◆ Task directions: Only the lines from the top of the listing below to the line that has "const bandHigh = 58;" should be echoed, with both ends kept and pictures left out.

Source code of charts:
+++
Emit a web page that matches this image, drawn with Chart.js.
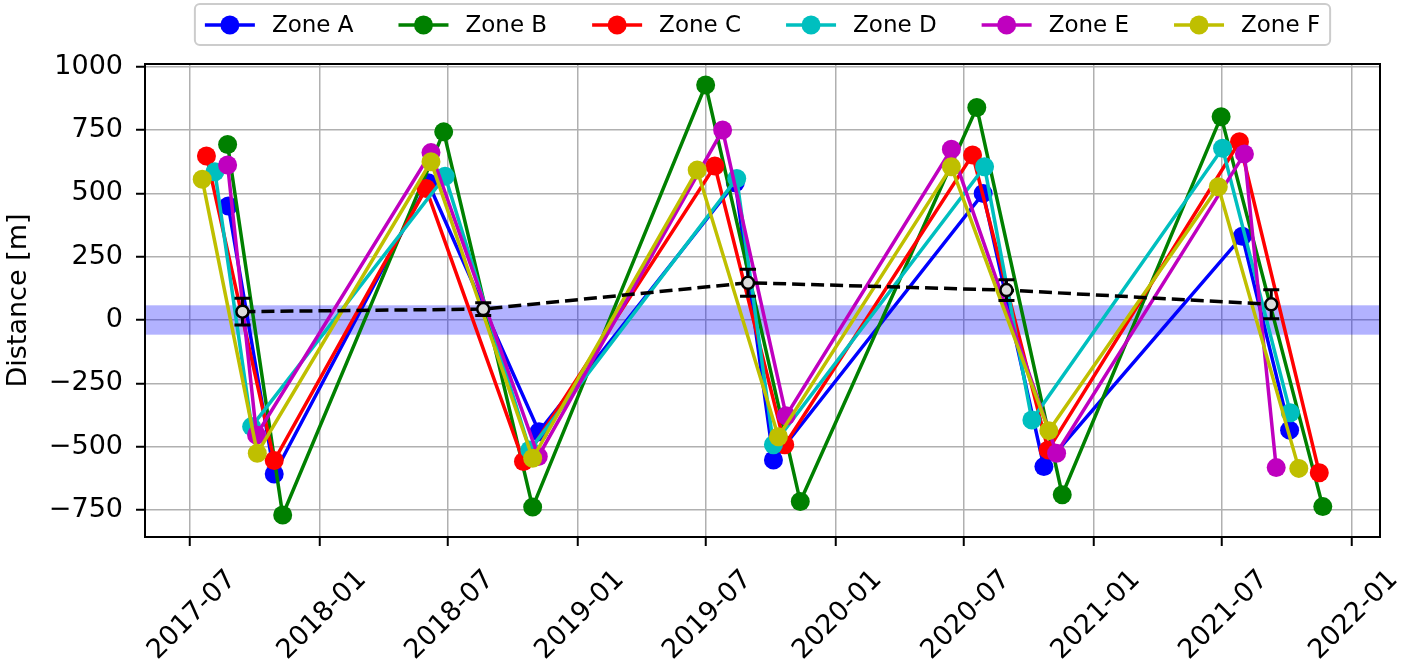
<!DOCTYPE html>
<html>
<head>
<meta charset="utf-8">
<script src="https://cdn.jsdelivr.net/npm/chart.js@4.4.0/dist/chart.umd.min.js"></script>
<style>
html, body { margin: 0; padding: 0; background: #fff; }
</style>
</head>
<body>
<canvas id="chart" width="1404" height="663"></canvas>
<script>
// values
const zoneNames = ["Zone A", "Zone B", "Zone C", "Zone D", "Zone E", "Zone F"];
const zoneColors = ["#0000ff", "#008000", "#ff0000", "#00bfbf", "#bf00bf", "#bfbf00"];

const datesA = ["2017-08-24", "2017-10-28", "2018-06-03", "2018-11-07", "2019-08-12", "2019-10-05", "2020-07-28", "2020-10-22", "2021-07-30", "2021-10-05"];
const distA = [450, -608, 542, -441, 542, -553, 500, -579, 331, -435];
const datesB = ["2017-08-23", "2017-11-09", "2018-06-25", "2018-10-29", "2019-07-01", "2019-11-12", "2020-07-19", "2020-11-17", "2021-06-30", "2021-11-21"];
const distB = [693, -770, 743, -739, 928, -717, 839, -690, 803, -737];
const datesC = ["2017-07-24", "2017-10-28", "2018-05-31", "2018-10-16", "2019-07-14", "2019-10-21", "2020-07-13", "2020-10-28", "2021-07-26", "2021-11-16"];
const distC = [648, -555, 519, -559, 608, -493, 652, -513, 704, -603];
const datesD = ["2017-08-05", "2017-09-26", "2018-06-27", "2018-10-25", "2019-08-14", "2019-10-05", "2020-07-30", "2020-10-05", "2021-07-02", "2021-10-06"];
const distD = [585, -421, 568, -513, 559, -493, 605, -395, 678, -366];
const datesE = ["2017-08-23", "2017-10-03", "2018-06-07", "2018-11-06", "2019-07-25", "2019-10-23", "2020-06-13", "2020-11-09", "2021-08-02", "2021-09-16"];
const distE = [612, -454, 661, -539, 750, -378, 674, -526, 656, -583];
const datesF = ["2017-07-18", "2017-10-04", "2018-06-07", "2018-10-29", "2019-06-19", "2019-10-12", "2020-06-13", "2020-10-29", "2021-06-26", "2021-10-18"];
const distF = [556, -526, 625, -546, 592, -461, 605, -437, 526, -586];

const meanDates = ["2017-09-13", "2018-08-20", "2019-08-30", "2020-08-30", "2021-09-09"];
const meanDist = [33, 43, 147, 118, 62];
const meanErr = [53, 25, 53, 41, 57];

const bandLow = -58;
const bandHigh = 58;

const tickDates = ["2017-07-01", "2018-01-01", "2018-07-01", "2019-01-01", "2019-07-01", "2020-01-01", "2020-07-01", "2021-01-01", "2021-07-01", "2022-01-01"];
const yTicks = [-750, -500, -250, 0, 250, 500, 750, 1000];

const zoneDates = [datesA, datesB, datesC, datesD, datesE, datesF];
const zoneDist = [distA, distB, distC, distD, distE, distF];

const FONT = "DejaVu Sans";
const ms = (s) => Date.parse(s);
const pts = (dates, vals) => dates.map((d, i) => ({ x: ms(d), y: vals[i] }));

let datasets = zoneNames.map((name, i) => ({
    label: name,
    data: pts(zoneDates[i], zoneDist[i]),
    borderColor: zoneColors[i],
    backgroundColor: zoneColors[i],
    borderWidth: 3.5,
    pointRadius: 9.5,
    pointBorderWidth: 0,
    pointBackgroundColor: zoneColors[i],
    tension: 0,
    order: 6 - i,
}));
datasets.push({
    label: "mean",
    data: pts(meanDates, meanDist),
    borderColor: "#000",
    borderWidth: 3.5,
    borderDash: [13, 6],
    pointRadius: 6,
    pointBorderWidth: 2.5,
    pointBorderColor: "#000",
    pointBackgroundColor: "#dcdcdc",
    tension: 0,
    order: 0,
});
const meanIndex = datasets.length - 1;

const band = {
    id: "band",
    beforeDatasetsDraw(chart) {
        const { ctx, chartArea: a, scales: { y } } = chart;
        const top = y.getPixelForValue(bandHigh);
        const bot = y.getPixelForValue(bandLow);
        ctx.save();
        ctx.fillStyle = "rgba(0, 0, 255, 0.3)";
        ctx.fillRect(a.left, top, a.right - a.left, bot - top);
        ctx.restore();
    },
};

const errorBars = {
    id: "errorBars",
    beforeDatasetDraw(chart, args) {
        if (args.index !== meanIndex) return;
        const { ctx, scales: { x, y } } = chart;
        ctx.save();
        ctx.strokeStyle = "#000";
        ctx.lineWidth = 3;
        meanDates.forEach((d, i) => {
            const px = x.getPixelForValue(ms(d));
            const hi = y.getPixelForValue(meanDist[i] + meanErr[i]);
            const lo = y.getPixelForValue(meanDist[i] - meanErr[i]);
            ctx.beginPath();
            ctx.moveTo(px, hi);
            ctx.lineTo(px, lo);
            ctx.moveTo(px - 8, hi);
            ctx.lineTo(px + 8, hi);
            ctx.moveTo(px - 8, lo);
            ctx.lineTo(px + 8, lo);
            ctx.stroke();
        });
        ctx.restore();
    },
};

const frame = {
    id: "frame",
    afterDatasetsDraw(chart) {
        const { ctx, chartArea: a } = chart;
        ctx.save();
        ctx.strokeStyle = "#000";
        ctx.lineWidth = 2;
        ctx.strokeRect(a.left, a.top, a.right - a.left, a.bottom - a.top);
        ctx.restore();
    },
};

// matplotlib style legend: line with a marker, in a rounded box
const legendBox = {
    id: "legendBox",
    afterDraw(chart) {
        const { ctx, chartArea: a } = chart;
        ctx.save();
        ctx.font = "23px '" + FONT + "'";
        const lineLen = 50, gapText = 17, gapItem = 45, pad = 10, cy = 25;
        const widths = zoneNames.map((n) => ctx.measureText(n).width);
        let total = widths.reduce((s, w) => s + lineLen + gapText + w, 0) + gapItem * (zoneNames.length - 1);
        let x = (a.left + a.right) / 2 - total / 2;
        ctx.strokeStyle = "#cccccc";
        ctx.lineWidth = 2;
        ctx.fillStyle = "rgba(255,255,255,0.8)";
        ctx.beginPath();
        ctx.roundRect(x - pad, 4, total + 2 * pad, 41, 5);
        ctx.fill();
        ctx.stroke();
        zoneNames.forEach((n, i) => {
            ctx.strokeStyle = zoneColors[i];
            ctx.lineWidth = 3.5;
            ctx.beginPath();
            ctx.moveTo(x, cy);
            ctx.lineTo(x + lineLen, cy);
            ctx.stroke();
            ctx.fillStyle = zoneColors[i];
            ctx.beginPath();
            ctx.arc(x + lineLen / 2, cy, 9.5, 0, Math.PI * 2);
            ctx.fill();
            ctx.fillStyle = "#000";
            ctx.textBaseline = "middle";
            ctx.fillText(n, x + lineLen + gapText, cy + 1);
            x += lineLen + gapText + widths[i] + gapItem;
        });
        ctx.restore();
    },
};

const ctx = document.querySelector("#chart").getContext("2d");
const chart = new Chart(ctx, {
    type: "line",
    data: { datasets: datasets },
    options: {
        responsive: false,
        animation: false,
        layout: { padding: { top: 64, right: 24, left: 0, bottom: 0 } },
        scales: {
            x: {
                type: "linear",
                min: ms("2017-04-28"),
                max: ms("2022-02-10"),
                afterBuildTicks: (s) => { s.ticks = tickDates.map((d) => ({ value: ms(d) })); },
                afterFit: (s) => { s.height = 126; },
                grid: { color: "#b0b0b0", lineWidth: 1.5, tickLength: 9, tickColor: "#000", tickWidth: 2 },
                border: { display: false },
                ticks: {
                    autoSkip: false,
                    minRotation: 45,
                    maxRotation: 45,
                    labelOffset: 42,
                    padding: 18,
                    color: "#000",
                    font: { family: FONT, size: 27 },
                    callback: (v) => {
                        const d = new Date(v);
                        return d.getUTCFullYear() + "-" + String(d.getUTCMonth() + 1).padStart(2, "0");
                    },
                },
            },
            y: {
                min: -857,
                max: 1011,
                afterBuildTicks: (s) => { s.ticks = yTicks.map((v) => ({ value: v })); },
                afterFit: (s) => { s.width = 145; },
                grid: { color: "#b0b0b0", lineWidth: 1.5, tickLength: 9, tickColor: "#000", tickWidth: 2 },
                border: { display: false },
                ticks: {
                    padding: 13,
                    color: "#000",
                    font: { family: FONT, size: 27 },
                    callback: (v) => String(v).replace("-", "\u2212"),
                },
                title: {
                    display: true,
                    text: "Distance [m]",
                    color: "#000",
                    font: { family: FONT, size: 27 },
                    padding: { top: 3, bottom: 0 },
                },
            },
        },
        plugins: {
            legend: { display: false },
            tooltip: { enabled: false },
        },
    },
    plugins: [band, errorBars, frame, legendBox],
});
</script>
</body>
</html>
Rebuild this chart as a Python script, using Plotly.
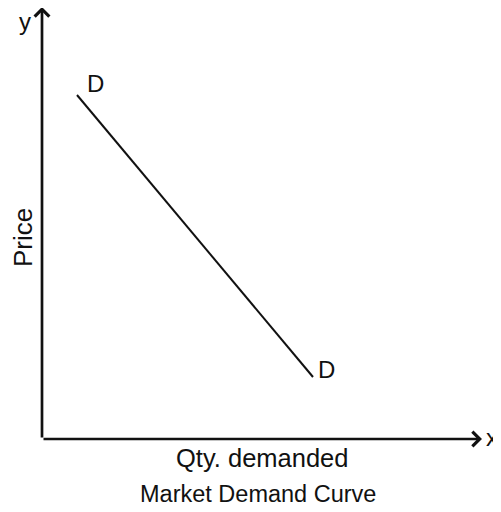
+++
◆ Response to the exercise:
Emit a web page that matches this image, drawn with Chart.js.
<!DOCTYPE html>
<html>
<head>
<meta charset="utf-8">
<script src="https://cdn.jsdelivr.net/npm/chart.js@4.4.0/dist/chart.umd.min.js"></script>
<style>
html, body { margin: 0; padding: 0; background: #fff; }
</style>
</head>
<body>
<canvas id="chart" width="1404" height="663"></canvas>
<script>
// values
const zoneNames = ["Zone A", "Zone B", "Zone C", "Zone D", "Zone E", "Zone F"];
const zoneColors = ["#0000ff", "#008000", "#ff0000", "#00bfbf", "#bf00bf", "#bfbf00"];

const datesA = ["2017-08-24", "2017-10-28", "2018-06-03", "2018-11-07", "2019-08-12", "2019-10-05", "2020-07-28", "2020-10-22", "2021-07-30", "2021-10-05"];
const distA = [450, -608, 542, -441, 542, -553, 500, -579, 331, -435];
const datesB = ["2017-08-23", "2017-11-09", "2018-06-25", "2018-10-29", "2019-07-01", "2019-11-12", "2020-07-19", "2020-11-17", "2021-06-30", "2021-11-21"];
const distB = [693, -770, 743, -739, 928, -717, 839, -690, 803, -737];
const datesC = ["2017-07-24", "2017-10-28", "2018-05-31", "2018-10-16", "2019-07-14", "2019-10-21", "2020-07-13", "2020-10-28", "2021-07-26", "2021-11-16"];
const distC = [648, -555, 519, -559, 608, -493, 652, -513, 704, -603];
const datesD = ["2017-08-05", "2017-09-26", "2018-06-27", "2018-10-25", "2019-08-14", "2019-10-05", "2020-07-30", "2020-10-05", "2021-07-02", "2021-10-06"];
const distD = [585, -421, 568, -513, 559, -493, 605, -395, 678, -366];
const datesE = ["2017-08-23", "2017-10-03", "2018-06-07", "2018-11-06", "2019-07-25", "2019-10-23", "2020-06-13", "2020-11-09", "2021-08-02", "2021-09-16"];
const distE = [612, -454, 661, -539, 750, -378, 674, -526, 656, -583];
const datesF = ["2017-07-18", "2017-10-04", "2018-06-07", "2018-10-29", "2019-06-19", "2019-10-12", "2020-06-13", "2020-10-29", "2021-06-26", "2021-10-18"];
const distF = [556, -526, 625, -546, 592, -461, 605, -437, 526, -586];

const meanDates = ["2017-09-13", "2018-08-20", "2019-08-30", "2020-08-30", "2021-09-09"];
const meanDist = [33, 43, 147, 118, 62];
const meanErr = [53, 25, 53, 41, 57];

const bandLow = -58;
const bandHigh = 58;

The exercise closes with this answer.